In the data serving scenario, Alibaba Cloud EMR uses the HBase+OSS-HDFS storage architecture and the Phoenix query engine to support business teams in user behavior analysis.

The following content describes the process in detail:

Data processing
- Stream processing: You can use Flink to consume log data streams in real time, perform data cleansing (such as denoising and format standardization), window aggregation (such as real-time unique visitor (UV) measurement), and event alerting (such as abnormal traffic detection), and write the processing results to an HBase cluster in real time by calling the HBase API.

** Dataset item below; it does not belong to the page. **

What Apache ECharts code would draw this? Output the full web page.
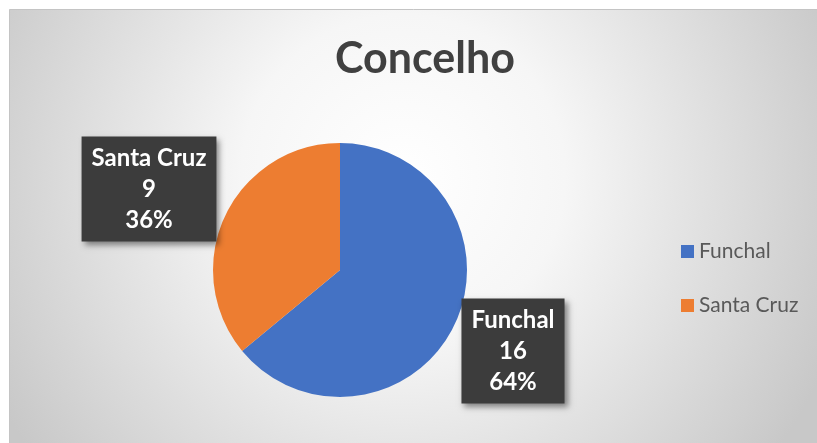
<!DOCTYPE html>
<html><head><meta charset="utf-8">
<script src="https://cdn.jsdelivr.net/npm/echarts@6/dist/echarts.min.js"></script>
<style>html,body{margin:0;padding:0;background:#fff;}#c{width:817px;height:443px;}</style>
</head><body><div id="c"></div>
<script>
var categories = ['Funchal', 'Santa Cruz'];
var values = [16, 9];
var colors = ['#4472C4', '#ED7D31'];
var titleText = 'Concelho';

var chart = echarts.init(document.getElementById('c'));
var labelPos = [
  {x: 513, y: 351},
  {x: 149, y: 189}
];
chart.setOption({
  animation: false,
  graphic: [{
    type: 'rect', z: -10, silent: true,
    shape: {x: 9.5, y: 9.5, width: 820, height: 440},
    style: {
      fill: {type: 'radial', x: 0.48, y: 0.38, r: 1.05,
        colorStops: [{offset: 0, color: '#ffffff'}, {offset: 0.35, color: '#f6f6f6'}, {offset: 1, color: '#c8c8c8'}]},
      stroke: '#c4c4c4', lineWidth: 1
    }
  }],
  title: {
    text: titleText, left: 420, top: 33, textAlign: 'center',
    textStyle: {fontFamily: 'Lato', fontWeight: 'bold', fontSize: 43, color: '#404040'}
  },
  legend: {
    orient: 'vertical', left: 681, top: 241, padding: 0,
    itemWidth: 13, itemHeight: 13, itemGap: 33, icon: 'rect',
    textStyle: {fontFamily: 'Lato', fontSize: 21, color: '#595959', padding: [0, 0, 0, 0]},
    data: categories
  },
  series: [{
    type: 'pie', center: [340, 270], radius: 127, startAngle: 90, clockwise: true,
    data: categories.map(function (c, i) { return {name: c, value: values[i], itemStyle: {color: colors[i]}}; }),
    itemStyle: {borderWidth: 0},
    labelLine: {show: false},
    label: {
      show: true, position: 'outside',
      formatter: function (p) { return p.name + '\n' + p.value + '\n' + Math.round(p.percent) + '%'; },
      fontFamily: 'Lato', fontWeight: 'bold', fontSize: 24, color: '#ffffff', lineHeight: 31,
      backgroundColor: '#3c3c3c', padding: [6, 10, 6, 10],
      shadowColor: 'rgba(0,0,0,0.45)', shadowBlur: 6, shadowOffsetX: 3, shadowOffsetY: 3
    },
    labelLayout: function (p) {
      var lp = labelPos[p.dataIndex];
      return {x: lp.x, y: lp.y, align: 'center', verticalAlign: 'middle'};
    }
  }]
});
</script></body></html>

- Batch processing: Spark periodically processes data of a relational database in batches, performs complex ETL operations, such as user tag calculation and data deduplication, and writes the data to an HBase cluster.
Massive data storage
- OSS-HDFS: Persistently stores raw logs and HBase HFiles, and allows you to use the JindoCache accelerated access feature to reduce the OSS-HDFS read and write latency.
- HBase cluster: Supports real-time data writing, such as writing user behavior records, and high-frequency point query requests, such as order status query.
User behavior: Based on the tag data stored in HBase, such as interest preferences and consumer behavior, you can execute Phoenix SQL statements to implement complex queries, such as querying the users who have purchased a certain category of products and clicked ads related to the product category in the last seven days, to support precision marketing.